Fig 8: Two-phase cooling server prototype (UNITO, E4, InQuattro)

#### **SWI** Results

Several activities have already been executed and planned involving the SW Lab.

- The organization of a cycle of periodic seminars from industrial partners to present industrial needs at UNITO: ENI (Bortot Feb 2023).
- The organization, together with CINI HPC-KTT lab, of an annual series of HPC summer schools for Ph.D. and early-stage researchers to be held annually in a different city. The first two editions are planned for Pavia (Jun 2023) and Trento (Jun 2024). The school in Pavia (<u>https://hpc-summer-school.unipv.it/</u>) just took place on the 12th-16th June (Fig. 9).
- Preliminary engagements to host the unfolding of industrial Proof-of-Concept projects (industrial research) with
  - Leonardo Company: cloud-HPC workflow management systems;
  - IntesaSanPaolo: Proof of concept software: Federated Learning for Finance;
  - iFAB: Proof of concept service: Federated Learning as a Service;
  - Sogei: DevOps cloud-HPC;

- ENI: Cross-Platform Full Waveform Inversion;
- Unipol: services provisioning and cloud-HPC workflow management system for the multi-spoke Hammon project.
- Partnership with local initiatives (sharing of office space and facilities)
  - CTE-NEXT <u>https://ctenext.it/</u> the house of emerging technologies (smart roads, urban air mobility, innovative urban services, 4.0 industry) that also acquired 3 professional teleconference systems for SWI lab.
  - ToMove (under negotiation) The "ToMove" project will create a Living Lab spread across the territory of the City of Turin focused on innovative solutions of cooperative, connected, and autonomous mobility, grafting and expanding the purposes and facilities of the ongoing initiatives.

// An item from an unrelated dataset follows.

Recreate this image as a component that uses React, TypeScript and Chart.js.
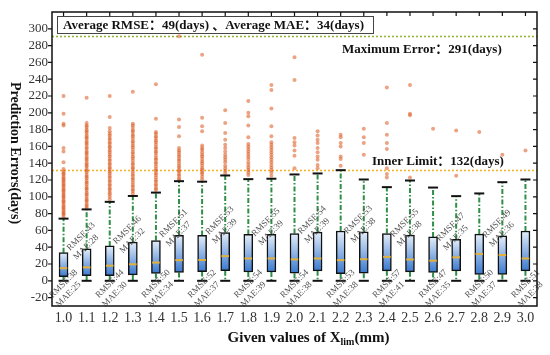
import React, { useEffect, useRef } from 'react';
import { Chart, registerables } from 'chart.js';

Chart.register(...registerables);

const categories = ['1.0', '1.1', '1.2', '1.3', '1.4', '1.5', '1.6', '1.7', '1.8', '1.9', '2.0', '2.1', '2.2', '2.3', '2.4', '2.5', '2.6', '2.7', '2.8', '2.9', '3.0'];
const yTicks = [-20, 0, 20, 40, 60, 80, 100, 120, 140, 160, 180, 200, 220, 240, 260, 280, 300];

const whiskerLow = [0, 0, 0, 0, 0, 0, 0, 0, 0, 0, 0, 0, 0, 0, 0, 0, 0, 0, 0, 0, 0];
const q1 = [5, 6, 6, 7, 8.8, 10, 11, 12, 10.5, 10.5, 9.1, 11.9, 8.5, 9.1, 11.9, 10.7, 10, 11.9, 7.5, 7.5, 11.9];
const median = [15, 16, 18, 19.7, 21.7, 24.6, 24.8, 29.4, 26.6, 26.6, 25.5, 26.6, 24.6, 25.7, 28.5, 25.4, 24, 28, 32, 30.7, 26.6];
const q3 = [33.5, 38.2, 41.5, 46, 48, 54, 54, 57.4, 55.2, 55.2, 56.2, 58, 59.3, 58.3, 56.2, 54.4, 52.2, 49.5, 55.6, 53.4, 59.3];
const whiskerHigh = [74, 85, 94, 101, 105, 118.6, 118, 125.4, 121, 121.5, 126.6, 127.8, 131.7, 120.6, 111.5, 119.4, 111, 100.8, 104, 117.4, 120.6];

const rmse = [38, 43, 44, 46, 50, 51, 52, 53, 54, 55, 54, 54, 53, 53, 57, 55, 47, 47, 50, 49, 51];
const mae = [25, 28, 30, 32, 34, 37, 37, 39, 39, 39, 38, 39, 38, 38, 41, 38, 35, 35, 37, 36, 38];

const out10 = [220, 199, 187, 185, 158, 154, 141, 133, 130, 128, 126.5, 124, 122, 120, 118.5, 116, 114, 112.5, 110, 108, 106.5, 104, 102, 100, 98.5, 96, 94, 92.5, 90, 88, 86.5, 84, 82, 80, 78.5, 76];
const out11 = [218, 188, 185, 183, 180, 178, 176, 173, 171, 169, 166, 164, 162, 159, 157, 154, 152, 150, 147, 145, 143, 140, 138, 136, 133, 131, 129, 126, 124, 122, 119, 117, 115, 112, 110, 108, 105, 103, 101, 98, 96, 94, 91, 89, 87];
const out12 = [220, 195, 182, 178, 175, 173, 170, 168, 165, 163, 160, 158, 155, 153, 150, 148, 145, 143, 140, 138, 135, 133, 130, 128, 125, 123, 120, 118, 115, 113, 110, 108, 105, 103, 100, 97];
const out13 = [225, 187, 185, 182, 179, 177, 174, 172, 169, 166, 164, 161, 159, 156, 153, 151, 148, 146, 143, 140, 138, 135, 133, 130, 127, 125, 122, 120, 117, 114, 112, 109, 107, 104];
const out14 = [234, 193, 177, 175, 172, 170, 167, 165, 162, 159, 157, 154, 152, 149, 146, 144, 141, 139, 136, 133, 131, 128, 126, 123, 120, 118, 115, 113, 110, 108];
const out15 = [291, 192, 183, 172, 158, 155, 153, 150, 148, 145, 143, 140, 137, 135, 132, 130, 127, 125, 122, 120];
const out16 = [269, 194, 184, 178, 161, 158, 156, 153, 150, 148, 145, 142, 140, 137, 134, 132, 129, 127, 124, 121];
const out17 = [203, 188, 176, 168, 162, 158, 154, 150, 147, 144, 141, 137, 134, 131, 128];
const out18 = [214, 200, 196, 185, 171, 163, 160, 157, 154, 151, 148, 145, 141, 138, 135, 132, 129, 126];
const out19 = [233, 227, 205, 184, 172, 165, 162, 159, 156, 153, 150, 147, 144, 141, 138, 135, 132, 129, 125];
const out20 = [266, 239, 170, 165, 161, 155, 149, 134];
const out21 = [178, 173, 168, 164, 158, 153, 148, 144, 138, 134];
const out22 = [174, 171, 164, 160, 148, 145, 137];
const out23 = [181, 171, 164, 150];
const out24 = [230, 188, 174, 164, 157, 134, 127, 123];
const out25 = [233, 199, 197, 123];
const out26 = [181];
const out27 = [179, 125];
const out28 = [177];
const out29 = [150];
const out30 = [155];
const outliers = [out10, out11, out12, out13, out14, out15, out16, out17, out18, out19, out20, out21, out22, out23, out24, out25, out26, out27, out28, out29, out30];

const maxError = 291;
const innerLimit = 132;
const avgRmse = 49;
const avgMae = 34;

const SERIF = '"Liberation Serif", "Times New Roman", "Noto Sans CJK SC", serif';

const decorPlugin = {
  id: 'boxDecor',
  beforeDatasetsDraw(chart: any) {
    const { ctx, chartArea: a, scales } = chart;
    const x = scales.x;
    const y = scales.y;
    ctx.save();
    const refLine = (v: number, color: string) => {
      const py = Math.round(y.getPixelForValue(v)) + 0.5;
      ctx.strokeStyle = color;
      ctx.lineWidth = 1.6;
      ctx.setLineDash([2, 2]);
      ctx.beginPath();
      ctx.moveTo(a.left, py);
      ctx.lineTo(a.right, py);
      ctx.stroke();
    };
    refLine(maxError, '#95b73a');
    refLine(innerLimit, '#f2b52a');
    ctx.strokeStyle = '#2f8f47';
    ctx.lineWidth = 2;
    ctx.setLineDash([5, 2, 1.5, 2]);
    categories.forEach((_, i) => {
      const px = x.getPixelForValue(i);
      ctx.beginPath();
      ctx.moveTo(px, y.getPixelForValue(q3[i]));
      ctx.lineTo(px, y.getPixelForValue(whiskerHigh[i]));
      ctx.moveTo(px, y.getPixelForValue(q1[i]));
      ctx.lineTo(px, y.getPixelForValue(whiskerLow[i]));
      ctx.stroke();
    });
    ctx.restore();
  },
  afterDatasetsDraw(chart: any) {
    const { ctx, scales } = chart;
    const x = scales.x;
    const y = scales.y;
    ctx.save();
    ctx.setLineDash([]);
    ctx.strokeStyle = '#111';
    ctx.lineWidth = 2;
    categories.forEach((_, i) => {
      const px = x.getPixelForValue(i);
      [whiskerHigh[i], whiskerLow[i]].forEach((v) => {
        const py = y.getPixelForValue(v);
        ctx.beginPath();
        ctx.moveTo(px - 5, py);
        ctx.lineTo(px + 5, py);
        ctx.stroke();
      });
    });
    ctx.strokeStyle = '#e2b23a';
    ctx.lineWidth = 2;
    categories.forEach((_, i) => {
      const px = x.getPixelForValue(i);
      const py = y.getPixelForValue(median[i]);
      ctx.beginPath();
      ctx.moveTo(px - 3.8, py);
      ctx.lineTo(px + 3.8, py);
      ctx.stroke();
    });
    ctx.font = '9px ' + SERIF;
    ctx.fillStyle = '#505050';
    ctx.textAlign = 'center';
    ctx.textBaseline = 'middle';
    categories.forEach((_, i) => {
      const px = x.getPixelForValue(i);
      let cx: number;
      let cy: number;
      if (i % 2 === 0) {
        cx = px;
        cy = y.getPixelForValue(0) + 3;
      } else {
        cx = px - 5.5;
        cy = y.getPixelForValue(q3[i]) - 12;
      }
      ctx.save();
      ctx.translate(cx, cy);
      ctx.rotate(-Math.PI / 4);
      ctx.fillText('RMSE:' + rmse[i], 0, 0);
      ctx.fillText('MAE:' + mae[i], -4, 11);
      ctx.restore();
    });
    ctx.restore();
  },
  afterDraw(chart: any) {
    const { ctx, chartArea: a, scales } = chart;
    const x = scales.x;
    const y = scales.y;
    ctx.save();
    ctx.strokeStyle = '#111';
    ctx.lineWidth = 1.5;
    ctx.setLineDash([]);
    ctx.strokeRect(a.left, a.top, a.right - a.left, a.bottom - a.top);
    ctx.lineWidth = 1.2;
    yTicks.forEach((v) => {
      const py = y.getPixelForValue(v);
      ctx.beginPath();
      ctx.moveTo(a.left - 4, py);
      ctx.lineTo(a.left, py);
      ctx.moveTo(a.right - 4, py);
      ctx.lineTo(a.right, py);
      ctx.stroke();
    });
    categories.forEach((_, i) => {
      const px = x.getPixelForValue(i);
      ctx.beginPath();
      ctx.moveTo(px, a.top);
      ctx.lineTo(px, a.top + 4);
      ctx.stroke();
    });
    ctx.fillStyle = '#fff';
    ctx.fillRect(57.5, 16.5, 316, 17);
    ctx.strokeStyle = '#444';
    ctx.lineWidth = 1;
    ctx.strokeRect(57.5, 16.5, 316, 17);
    ctx.fillStyle = '#111';
    ctx.font = 'bold 13px ' + SERIF;
    ctx.textAlign = 'left';
    ctx.textBaseline = 'middle';
    ctx.fillText('Average RMSE：' + avgRmse + '(days) 、Average MAE：' + avgMae + '(days)', 63, 25.5);
    ctx.fillText('Maximum Error：' + maxError + '(days)', 342, y.getPixelForValue(maxError) + 13);
    ctx.fillText('Inner Limit：' + innerLimit + '(days)', 372, y.getPixelForValue(innerLimit) - 8.5);
    ctx.save();
    ctx.font = 'bold 14px ' + SERIF;
    ctx.textAlign = 'center';
    ctx.translate(15, 153);
    ctx.rotate(Math.PI / 2);
    ctx.fillText('Prediction Errors(days)', 0, 0);
    ctx.restore();
    const main = 'Given values of X';
    const sub = 'lim';
    const tail = '(mm)';
    ctx.font = 'bold 15px ' + SERIF;
    const w1 = ctx.measureText(main).width;
    const w3 = ctx.measureText(tail).width;
    ctx.font = 'bold 10px ' + SERIF;
    const w2 = ctx.measureText(sub).width;
    const total = w1 + w2 + w3;
    let sx = (a.left + a.right) / 2 - total / 2 + 14;
    const ty = 338;
    ctx.font = 'bold 15px ' + SERIF;
    ctx.fillText(main, sx, ty);
    sx += w1;
    ctx.font = 'bold 10px ' + SERIF;
    ctx.fillText(sub, sx, ty + 4);
    sx += w2;
    ctx.font = 'bold 15px ' + SERIF;
    ctx.fillText(tail, sx, ty);
    ctx.restore();
  },
};

export default function App() {
  const ref = useRef<HTMLCanvasElement | null>(null);
  useEffect(() => {
    if (!ref.current) return;
    const points: { x: string; y: number }[] = [];
    outliers.forEach((arr, i) => arr.forEach((v) => points.push({ x: categories[i], y: v })));
    const chart = new Chart(ref.current, {
      type: 'bar',
      data: {
        labels: categories,
        datasets: [
          {
            type: 'bar',
            data: categories.map((_, i) => [q1[i], q3[i]]) as any,
            barThickness: 9,
            borderWidth: 1.5,
            borderColor: '#111',
            borderSkipped: false,
            backgroundColor: (c: any) => {
              const ch = c.chart;
              const ys = ch.scales && ch.scales.y;
              const i = c.dataIndex;
              if (!ys || i === undefined) return '#7aa8e0';
              const top = ys.getPixelForValue(q3[i]);
              const bot = ys.getPixelForValue(q1[i]);
              if (!isFinite(top) || !isFinite(bot)) return '#7aa8e0';
              const g = ch.ctx.createLinearGradient(0, top, 0, bot);
              g.addColorStop(0, '#e4eefa');
              g.addColorStop(1, '#3a79cf');
              return g;
            },
          } as any,
          {
            type: 'scatter',
            data: points as any,
            pointRadius: 2,
            pointBorderWidth: 0,
            pointBackgroundColor: 'rgba(218, 88, 30, 0.55)',
            pointBorderColor: 'rgba(0,0,0,0)',
          } as any,
        ],
      },
      options: {
        animation: false,
        responsive: false,
        devicePixelRatio: 1,
        events: [],
        layout: { padding: { top: 12, right: 13, left: 0, bottom: 0 } },
        plugins: { legend: { display: false }, tooltip: { enabled: false }, title: { display: false } },
        scales: {
          x: {
            type: 'category',
            offset: true,
            grid: { display: false, drawTicks: false },
            border: { display: false },
            ticks: { font: { family: SERIF, size: 14 }, color: '#333', padding: 4, maxRotation: 0, autoSkip: false },
            afterFit: (s: any) => {
              s.height = 49;
            },
          },
          y: {
            type: 'linear',
            min: -30,
            max: 320,
            grid: { display: false, drawTicks: false },
            border: { display: false },
            ticks: { font: { family: SERIF, size: 13 }, color: '#333', padding: 4, autoSkip: false },
            afterBuildTicks: (s: any) => {
              s.ticks = yTicks.map((v) => ({ value: v }));
            },
            afterFit: (s: any) => {
              s.width = 52;
            },
          },
        },
      },
      plugins: [decorPlugin],
    });
    return () => chart.destroy();
  }, []);
  return (
    <div style={{ position: 'absolute', left: 0, top: 0, width: 550, height: 355, background: '#fff' }}>
      <canvas ref={ref} width={550} height={355} style={{ display: 'block' }} />
    </div>
  );
}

Fig. 9 – Pictures from the Summer School in Pavia

#### EuroHPC JU project coordination meeting

As already stated, the SWI premises hosted on from 5th to 7th June the ADMIRE project General Assembly and the EuroHPC cross-projects coordination and integration meeting participated by all the EuroHPC project of the call 2019 (40 attendees) <u>https://alpha.di.unito.it/eurohpc-meeting-2023/</u>. (Fig. 10a-10b)

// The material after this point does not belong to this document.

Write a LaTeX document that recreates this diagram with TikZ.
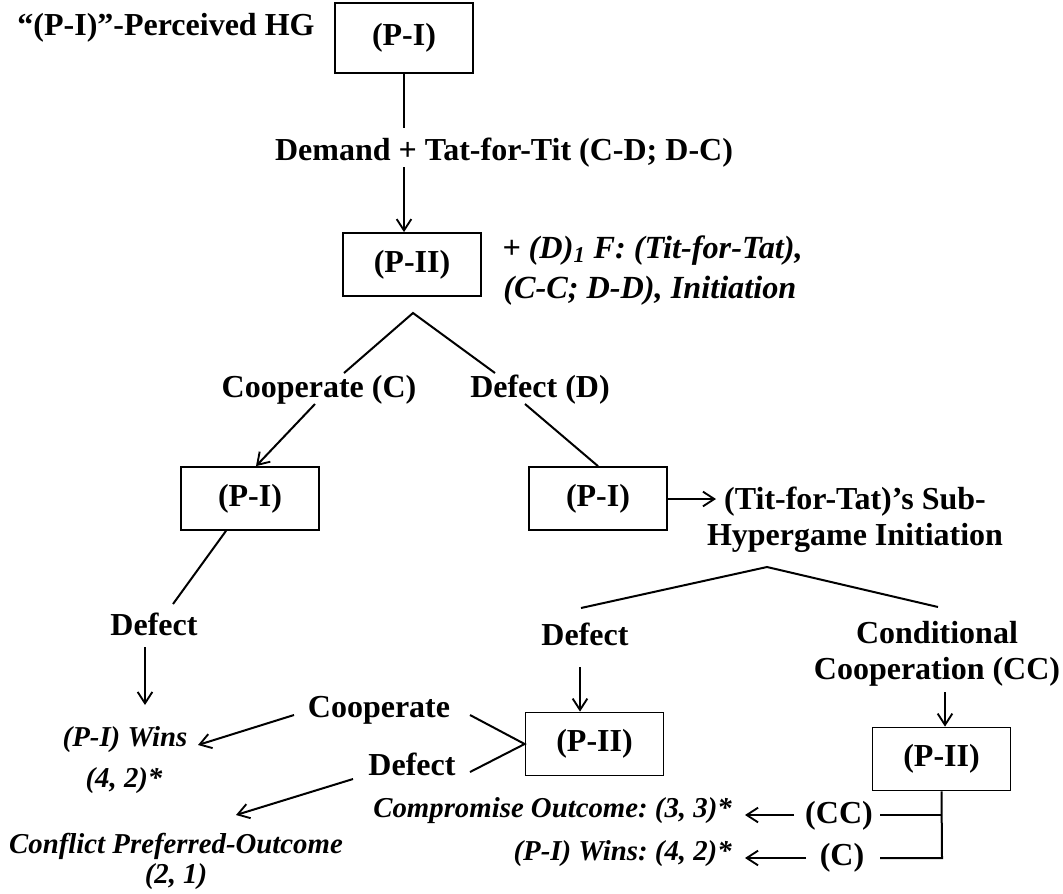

Fig. 10a – EuroHPC coordination meeting moments



Fig. 10b – EuroHPC coordination meeting moments

## HWS & SWI coordination

SWI and HWS started a scientific collaboration on Machine Learning and Federated Learning for emerging architectures, including RISC-V and RISC-V acc. The collaboration stimulated the production of the first public porting of the Pytorch and OpenFL framework on RISC-V (made at SWI) and the experimentation on Monte Cimone RISC-V cluster (made at HWS). From the activity of the two labs, we derived several papers, some currently under peer review and others already accepted in main conferences, which are listed in the flagship technical deliverables. The join activity of the two labs have been presented (poster and/or talk) in a number of venues including:

- 1. HiPEAC 2023, Jan 2023, Toulouse, France
- 2. EuroHPC summit week 2023, Mar 2023, Gothenburg, Sweden
- 3. ACM Computing Frontiers 2023, May 2023, Bologna, Italy
- 4. EuroHPC project coordination meeting 2023, Jun 2023, Torino, Italy
- 5. RISC-V Summit Europe 2023, Jun 2023, Barcelona, Spain
- 6. 1st CINI HPC-KTT National Summer School, Jun 2023, Pavia, Italy

No deviations are currently envisaged.